This study assessed improvement in the emergency department (ED) length of stay and costs after implementation of an ED program which added board-certified psychiatrists and trained psychiatric social workers to the pediatric ED.

Methods

A retrospective medical record and administrative data review were conducted for all pediatric psychiatric visits of children aged 5 to 18 years who were seen and discharged from the Greenville Memorial Hospital ED between January 1, 2007, and June 31, 2013. These subjects were diagnosed by the ED physician at the time of the visit using codes ranging from 290.0 to 319.0 based on the International Statistical Classification of Diseases and Related Health Problems, Ninth Revision codes.

Results

The mean (SD) age of children in the postprogram period (14.3 ± 3.1) was younger than during the preprogram period (14.9 ± 3.1) (P < 0.001) with the greatest increase in the 11- to 15-year age group (42% vs 35%, respectively). Patients in the postprogram period were significantly more likely to be discharged to a psychiatric hospital than during the pre-program period (18% vs 9%, respectively).
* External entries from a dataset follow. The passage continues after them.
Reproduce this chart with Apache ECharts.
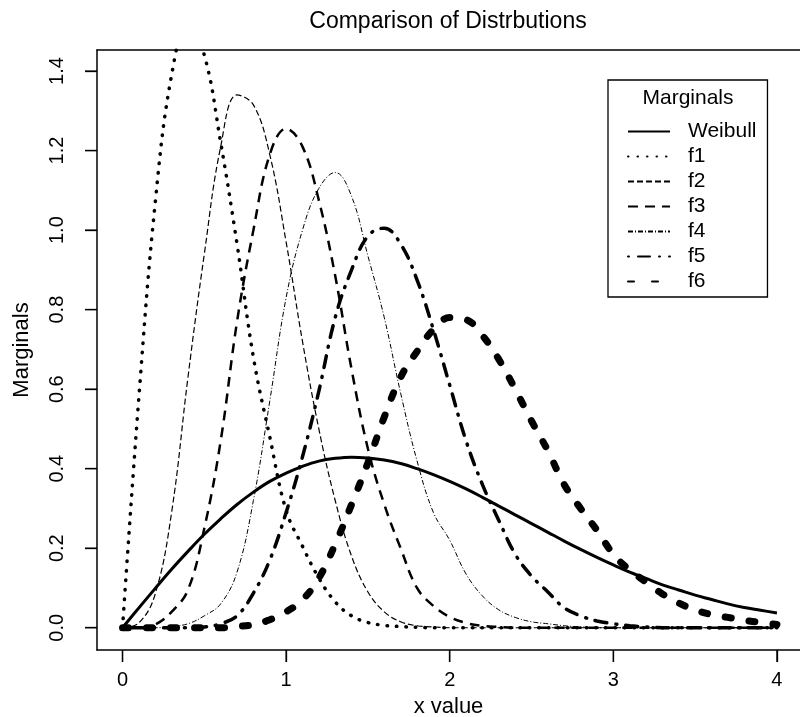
<!DOCTYPE html>
<html>
<head>
<meta charset="utf-8">
<script src="https://cdn.jsdelivr.net/npm/echarts@6/dist/echarts.min.js"></script>
<style>
    html, body { margin: 0; padding: 0; background: #fff; }
    #chart { width: 800px; height: 717px; }
</style>
</head>
<body>
<div id="chart"></div>
<script>
    // x grid
    var xs = [0, 0.1, 0.2, 0.3, 0.4, 0.5, 0.6, 0.7, 0.8, 0.9,
        1.0, 1.1, 1.2, 1.3, 1.4, 1.5, 1.6, 1.7, 1.8, 1.9,
        2.0, 2.1, 2.2, 2.3, 2.4, 2.5, 2.6, 2.7, 2.8, 2.9,
        3.0, 3.1, 3.2, 3.3, 3.4, 3.5, 3.6, 3.7, 3.8, 3.9, 4.0]

    var weibull = [0, 0.050, 0.099, 0.147, 0.192, 0.235, 0.274, 0.310, 0.341, 0.368,
        0.389, 0.406, 0.419, 0.426, 0.429, 0.427, 0.422, 0.413, 0.400, 0.385,
        0.368, 0.349, 0.328, 0.306, 0.284, 0.262, 0.240, 0.218, 0.197, 0.177,
        0.158, 0.140, 0.124, 0.108, 0.095, 0.082, 0.071, 0.060, 0.051, 0.044, 0.037]
    var f1 = [0, 0.58, 1.07, 1.39, 1.52, 1.44, 1.22, 0.965, 0.68, 0.48,
        0.295, 0.205, 0.125, 0.065, 0.03, 0.013, 0.006, 0.003, 0.001, 0,
        0, 0, 0, 0, 0, 0, 0, 0, 0, 0,
        0, 0, 0, 0, 0, 0, 0, 0, 0, 0, 0]
    var f2 = [0, 0.012, 0.085, 0.29, 0.63, 0.94, 1.21, 1.34, 1.315, 1.19,
        0.97, 0.72, 0.50, 0.32, 0.18, 0.09, 0.04, 0.015, 0.005, 0.002,
        0, 0, 0, 0, 0, 0, 0, 0, 0, 0,
        0, 0, 0, 0, 0, 0, 0, 0, 0, 0, 0]
    var f3 = [0, 0, 0.008, 0.04, 0.095, 0.25, 0.47, 0.77, 1.0, 1.19,
        1.255, 1.21, 1.075, 0.885, 0.65, 0.45, 0.31, 0.20, 0.10, 0.055,
        0.027, 0.012, 0.005, 0.002, 0, 0, 0, 0, 0, 0,
        0, 0, 0, 0, 0, 0, 0, 0, 0, 0, 0]
    var f4 = [0, 0, 0, 0.003, 0.01, 0.03, 0.06, 0.14, 0.32, 0.57,
        0.83, 1.0, 1.105, 1.145, 1.085, 0.935, 0.78, 0.59, 0.42, 0.29,
        0.22, 0.135, 0.08, 0.045, 0.026, 0.015, 0.01, 0.005, 0.002, 0,
        0, 0, 0, 0, 0, 0, 0, 0, 0, 0, 0]
    var f5 = [0, 0, 0, 0, 0, 0.002, 0.01, 0.03, 0.087, 0.17,
        0.29, 0.43, 0.595, 0.78, 0.90, 0.985, 1.005, 0.965, 0.875, 0.75,
        0.61, 0.47, 0.36, 0.27, 0.185, 0.13, 0.09, 0.05, 0.03, 0.017,
        0.01, 0.005, 0.002, 0, 0, 0, 0, 0, 0, 0, 0]
    var f6 = [0, 0, 0, 0, 0, 0, 0, 0.003, 0.008, 0.02,
        0.04, 0.07, 0.125, 0.21, 0.31, 0.415, 0.53, 0.63, 0.695, 0.75,
        0.78, 0.775, 0.735, 0.675, 0.60, 0.52, 0.445, 0.36, 0.30, 0.245,
        0.185, 0.145, 0.115, 0.085, 0.062, 0.045, 0.033, 0.026, 0.019, 0.013, 0.008]

    var xTicks = [0, 1, 2, 3, 4]
    var yTicks = [0, 0.2, 0.4, 0.6, 0.8, 1.0, 1.2, 1.4]
    var names = ['Weibull', 'f1', 'f2', 'f3', 'f4', 'f5', 'f6']

    var font = 'Liberation Sans, Arial, sans-serif'
    var xMin = -0.156, xMax = 4.141
    var yMin = -0.056, yMax = 1.453

    function pairs(vals) {
        return xs.map(function (x, i) { return [x, vals[i]] })
    }

    // line looks per curve, R style lty/lwd
    var looks = [
        { width: 3, type: 'solid', cap: 'butt' },
        { width: 3.5, type: [0.5, 9], cap: 'round' },
        { width: 1.2, type: [6, 3], cap: 'butt' },
        { width: 2.5, type: [10, 7], cap: 'butt' },
        { width: 1, type: [5, 2, 1, 2], cap: 'butt' },
        { width: 3.5, type: [1, 9, 12, 9], cap: 'round' },
        { width: 7, type: [6, 18], cap: 'round' }
    ]
    var allData = [weibull, f1, f2, f3, f4, f5, f6]

    // outward tick marks (R style), placed through the axes
    var tickData = xTicks.map(function (v) { return [v, yMin, 0] })
        .concat(yTicks.map(function (v) { return [xMin, v, 1] }))

    function renderTick(params, api) {
        var p = api.coord([api.value(0), api.value(1)])
        var horizontal = api.value(2) === 1
        return {
            type: 'line',
            shape: {
                x1: p[0], y1: p[1],
                x2: horizontal ? p[0] - 12 : p[0],
                y2: horizontal ? p[1] : p[1] + 12
            },
            style: { stroke: '#000', lineWidth: 1.3 }
        }
    }

    var lineSeries = names.map(function (n, i) {
        return {
            name: n,
            type: 'line',
            xAxisIndex: 0,
            data: pairs(allData[i]),
            smooth: 0.4,
            symbol: 'none',
            clip: true,
            color: '#000',
            lineStyle: { color: '#000', width: looks[i].width, type: looks[i].type, cap: looks[i].cap }
        }
    })

    var chart = echarts.init(document.getElementById('chart'))
    chart.setOption({
        backgroundColor: '#fff',
        animation: false,
        title: {
            text: 'Comparison of Distrbutions',
            left: 448,
            top: 10,
            padding: 0,
            textAlign: 'center',
            textStyle: { fontFamily: font, fontSize: 23, fontWeight: 'normal', color: '#000' }
        },
        grid: {
            left: 97, top: 50, right: 0, bottom: 67,
            outerBoundsMode: 'none'
        },
        legend: {
            data: names,
            orient: 'vertical',
            left: 608,
            top: 80,
            padding: [41, 11, 5, 19],
            itemWidth: 42,
            itemHeight: 14,
            itemGap: 4,
            borderColor: '#000',
            borderWidth: 1.3,
            backgroundColor: '#fff',
            itemStyle: { color: 'transparent', borderWidth: 0, opacity: 0 },
            textStyle: { fontFamily: font, fontSize: 21, color: '#000', lineHeight: 21, padding: [0, 0, 0, 13] }
        },
        graphic: [{
            type: 'text',
            x: 688, y: 98,
            z: 100,
            style: { text: 'Marginals', fontFamily: font, fontSize: 21, fill: '#000', align: 'center', verticalAlign: 'middle' }
        }],
        xAxis: [{
            type: 'value',
            min: xMin,
            max: xMax,
            name: 'x value',
            nameLocation: 'middle',
            nameGap: 46,
            nameTextStyle: { fontFamily: font, fontSize: 22, color: '#000' },
            splitLine: { show: false },
            axisLine: { show: true, onZero: false, lineStyle: { color: '#000', width: 1.5 } },
            axisTick: { show: true, inside: false, length: 12, customValues: xTicks, lineStyle: { color: '#000', width: 1.3 } },
            axisLabel: { customValues: xTicks, margin: 20, fontFamily: font, fontSize: 20, color: '#000' }
        }, {
            // top side of the box
            type: 'value',
            position: 'top',
            min: xMin,
            max: xMax,
            splitLine: { show: false },
            axisLine: { show: true, onZero: false, lineStyle: { color: '#000', width: 1.5 } },
            axisTick: { show: false },
            axisLabel: { show: false }
        }],
        yAxis: {
            type: 'value',
            min: yMin,
            max: yMax,
            name: 'Marginals',
            nameLocation: 'middle',
            nameGap: 64,
            nameTextStyle: { fontFamily: font, fontSize: 22, color: '#000' },
            splitLine: { show: false },
            axisLine: { show: true, onZero: false, lineStyle: { color: '#000', width: 1.5 } },
            axisTick: { show: true, inside: false, length: 12, customValues: yTicks, lineStyle: { color: '#000', width: 1.3 } },
            axisLabel: {
                customValues: yTicks, rotate: 90, margin: 30,
                fontFamily: font, fontSize: 20, color: '#000',
                formatter: function (v) { return v.toFixed(1) }
            }
        },
        series: lineSeries.concat([{
            type: 'custom',
            xAxisIndex: 0,
            data: tickData,
            renderItem: renderTick,
            clip: false,
            silent: true,
            z: 5
        }])
    })
</script>
</body>
</html>
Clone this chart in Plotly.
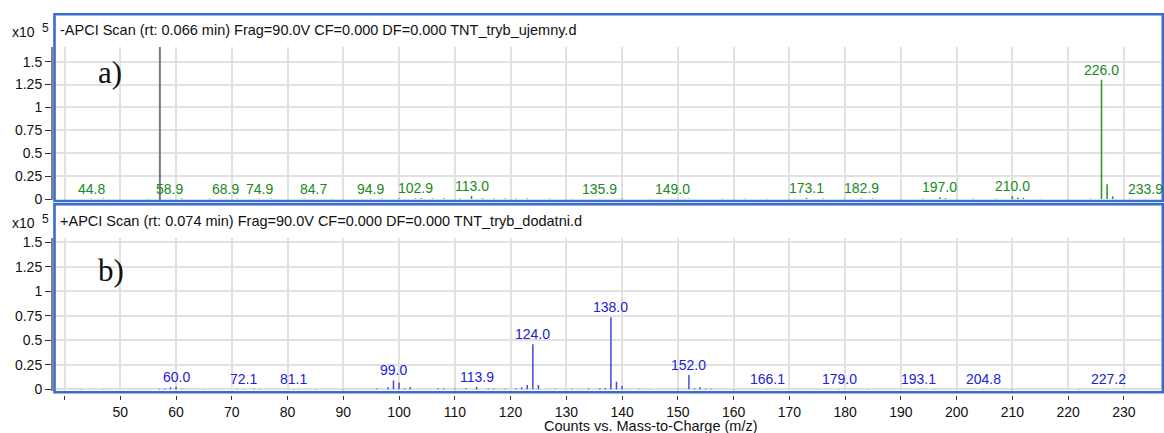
import plotly.graph_objects as go

# ---------------- data (intensities in units of 1e5 counts) ----------------
# Negative-mode APCI spectrum: labelled peaks
neg_label_mz = [44.8, 58.9, 68.9, 74.9, 84.7, 94.9, 102.9, 113.0, 135.9, 149.0,
                173.1, 182.9, 197.0, 210.0, 226.0, 233.9]
neg_label_int = [0.003, 0.003, 0.003, 0.003, 0.003, 0.003, 0.006, 0.033, 0.002, 0.002,
                 0.012, 0.006, 0.020, 0.030, 1.303, 0.003]
# Negative-mode: minor unlabelled peaks
neg_minor_mz = [47.0, 55.0, 61.0, 66.0, 71.0, 77.0, 83.0, 88.0, 97.0, 100.0, 104.0, 106.0,
                108.0, 111.0, 115.0, 117.0, 119.0, 121.0, 123.0, 127.0, 131.0, 140.0,
                145.0, 152.0, 158.0, 162.0, 166.0, 171.0, 176.0, 180.0, 185.0, 190.0,
                194.0, 198.0, 203.0, 207.0, 211.0, 212.0, 215.0, 220.0, 224.0, 227.0,
                228.0, 231.0]
neg_minor_int = [0.004, 0.004, 0.005, 0.004, 0.004, 0.005, 0.004, 0.004, 0.005, 0.006, 0.008, 0.006,
                 0.007, 0.006, 0.008, 0.006, 0.005, 0.006, 0.006, 0.005, 0.004, 0.005,
                 0.004, 0.004, 0.004, 0.004, 0.004, 0.004, 0.005, 0.004, 0.005, 0.004,
                 0.005, 0.010, 0.004, 0.005, 0.016, 0.012, 0.004, 0.004, 0.005, 0.160,
                 0.030, 0.004]

# Positive-mode APCI spectrum: labelled peaks
pos_label_mz = [60.0, 72.1, 81.1, 99.0, 113.9, 124.0, 138.0, 152.0, 166.1, 179.0,
                193.1, 204.8, 227.2]
pos_label_int = [0.027, 0.003, 0.003, 0.090, 0.025, 0.460, 0.735, 0.145, 0.003, 0.003,
                 0.003, 0.003, 0.003]
# Positive-mode: minor unlabelled peaks
pos_minor_mz = [43.0, 47.0, 57.0, 58.0, 59.0, 61.0, 65.0, 71.0, 74.0, 75.0, 82.0, 85.0,
                90.0, 96.0, 98.0, 100.0, 101.0, 102.0, 107.0, 108.0, 110.0, 112.0,
                116.0, 117.0, 119.0, 121.0, 122.0, 123.0, 125.0, 128.0, 131.0, 134.0,
                136.0, 137.0, 139.0, 140.0, 143.0, 145.0, 150.0, 153.0, 154.0, 155.0,
                156.0, 160.0, 168.0, 175.0, 184.0, 196.0, 210.0, 222.0]
pos_minor_int = [0.003, 0.003, 0.006, 0.008, 0.020, 0.006, 0.004, 0.005, 0.005, 0.004, 0.004, 0.004,
                 0.004, 0.008, 0.020, 0.068, 0.010, 0.020, 0.010, 0.010, 0.008, 0.010,
                 0.008, 0.008, 0.005, 0.010, 0.020, 0.044, 0.044, 0.005, 0.006, 0.010,
                 0.010, 0.015, 0.078, 0.034, 0.005, 0.004, 0.006, 0.010, 0.020, 0.008,
                 0.005, 0.004, 0.004, 0.004, 0.004, 0.004, 0.004, 0.004]

cursor_mz = 57.1

neg_title = "-APCI Scan (rt: 0.066 min) Frag=90.0V CF=0.000 DF=0.000 TNT_tryb_ujemny.d"
pos_title = "+APCI Scan (rt: 0.074 min) Frag=90.0V CF=0.000 DF=0.000 TNT_tryb_dodatni.d"
x_title = "Counts vs. Mass-to-Charge (m/z)"

x_ticks = list(range(40, 240, 10))
x_ticktext = [""] + [str(v) for v in x_ticks[1:]]
y_ticks = [0, 0.25, 0.5, 0.75, 1, 1.25, 1.5]

# ---------------- geometry ----------------
W, H = 1164, 433
FONT = "Liberation Sans, Arial, sans-serif"
FRAME = "#3b6cc8"
GRID = "#e1e1e1"

def px_x(p):
    return p / W

def px_y(p):
    return 1 - p / H

x_dom = [px_x(56), px_x(1161)]
top_dom = [px_y(200), px_y(47)]
bot_dom = [px_y(391), px_y(238)]
x_range = [38.47, 236.67]


def sticks(mz, inten):
    xs, ys = [], []
    for m, v in zip(mz, inten):
        xs += [m, m, None]
        ys += [0, v, None]
    return xs, ys


fig = go.Figure()

nx, ny = sticks(neg_minor_mz + neg_label_mz, neg_minor_int + neg_label_int)
fig.add_trace(go.Scatter(x=nx, y=ny, mode="lines", xaxis="x", yaxis="y",
                         line=dict(color="#1f9a1f", width=1.5), hoverinfo="skip",
                         showlegend=False))
px_, py_ = sticks(pos_minor_mz + pos_label_mz, pos_minor_int + pos_label_int)
fig.add_trace(go.Scatter(x=px_, y=py_, mode="lines", xaxis="x2", yaxis="y2",
                         line=dict(color="#4646e4", width=1.5), hoverinfo="skip",
                         showlegend=False))

annotations = []
for m, v in zip(neg_label_mz, neg_label_int):
    annotations.append(dict(x=m, y=v, xref="x", yref="y", text=f"{m:.1f}",
                            showarrow=False, yanchor="bottom", yshift=0,
                            font=dict(family=FONT, size=14, color="#178a17")))
for m, v in zip(pos_label_mz, pos_label_int):
    annotations.append(dict(x=m, y=v, xref="x2", yref="y2", text=f"{m:.1f}",
                            showarrow=False, yanchor="bottom", yshift=0,
                            font=dict(family=FONT, size=14, color="#2121d6")))

# panel headers and multiplier labels
for title, ypix in [(neg_title, 30), (pos_title, 221)]:
    annotations.append(dict(x=px_x(58), y=px_y(ypix), xref="paper", yref="paper",
                            text=title, showarrow=False, xanchor="left", yanchor="middle",
                            font=dict(family=FONT, size=14.5, color="#111111")))
for ypix in [32, 223]:
    annotations.append(dict(x=px_x(10), y=px_y(ypix), xref="paper", yref="paper",
                            text="x10", showarrow=False, xanchor="left", yanchor="middle",
                            font=dict(family=FONT, size=14, color="#111111")))
    annotations.append(dict(x=px_x(40), y=px_y(ypix - 4), xref="paper", yref="paper",
                            text="5", showarrow=False, xanchor="left", yanchor="middle",
                            font=dict(family=FONT, size=12, color="#111111")))

# panel letters
for letter, ypix in [("a)", 73), ("b)", 270)]:
    annotations.append(dict(x=px_x(96), y=px_y(ypix), xref="paper", yref="paper",
                            text=letter, showarrow=False, xanchor="left", yanchor="middle",
                            font=dict(family="Liberation Serif, Times New Roman, serif",
                                      size=31, color="#111111")))

annotations.append(dict(x=px_x(651), y=px_y(426), xref="paper", yref="paper",
                        text=x_title, showarrow=False, xanchor="center", yanchor="middle",
                        borderpad=0,
                        font=dict(family=FONT, size=14.5, color="#111111")))

shapes = [
    # cursor marker in the upper spectrum
    dict(type="line", xref="x", yref="y domain", x0=cursor_mz, x1=cursor_mz, y0=0, y1=1,
         line=dict(color="#7a7a7a", width=2), layer="above"),
    # panel frames
    dict(type="rect", xref="paper", yref="paper", x0=px_x(54.5), x1=px_x(1162.8),
         y0=px_y(201), y1=px_y(14.3), line=dict(color=FRAME, width=2.6), layer="above"),
    dict(type="rect", xref="paper", yref="paper", x0=px_x(54.5), x1=px_x(1162.8),
         y0=px_y(392.2), y1=px_y(204.3), line=dict(color=FRAME, width=2.6), layer="above"),
]

xaxis_common = dict(range=x_range, tickmode="array", tickvals=x_ticks, showgrid=True,
                    gridcolor=GRID, gridwidth=1.5, zeroline=False, domain=x_dom,
                    automargin=False)
yaxis_common = dict(tickmode="array", tickvals=y_ticks, showgrid=True, gridcolor=GRID,
                    gridwidth=1.5, zeroline=False, anchor="free", position=px_x(52),
                    showline=True, linecolor="#808080", linewidth=2, automargin=False,
                    ticks="outside", ticklen=6, tickwidth=1.3, tickcolor="#333333",
                    tickfont=dict(family=FONT, size=14, color="#111111"))

fig.update_layout(
    width=W, height=H,
    autosize=False,
    margin=dict(l=0, r=0, t=0, b=0, pad=0, autoexpand=False),
    paper_bgcolor="white", plot_bgcolor="white",
    font=dict(family=FONT, size=14, color="#111111"),
    showlegend=False,
    xaxis=dict(**xaxis_common, anchor="y", showticklabels=False, ticks=""),
    yaxis=dict(**yaxis_common, domain=top_dom, range=[-0.0109, 1.6607]),
    xaxis2=dict(**xaxis_common, anchor="free", position=px_y(395),
                ticktext=x_ticktext, ticks="outside", ticklen=4, tickwidth=1.3,
                tickcolor="#333333", showline=False,
                tickfont=dict(family=FONT, size=14, color="#111111")),
    yaxis2=dict(**yaxis_common, domain=bot_dom, range=[-0.0173, 1.5439]),
    annotations=annotations,
    shapes=shapes,
)

fig.write_html("out.html")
After the initiation of the program, ED length of stay decreased significantly from 14.7 to 12.1 hours (P < 0.001) and costs per visit decreased slightly from US $602 to US $588 (this difference was not statistically significant).

Conclusions

Although this model of care has significant costs associated with it, the efficiency of care for psychiatric pediatric patients in the ED improved after targeted training of ED staff and provision of these specialized services within the ED.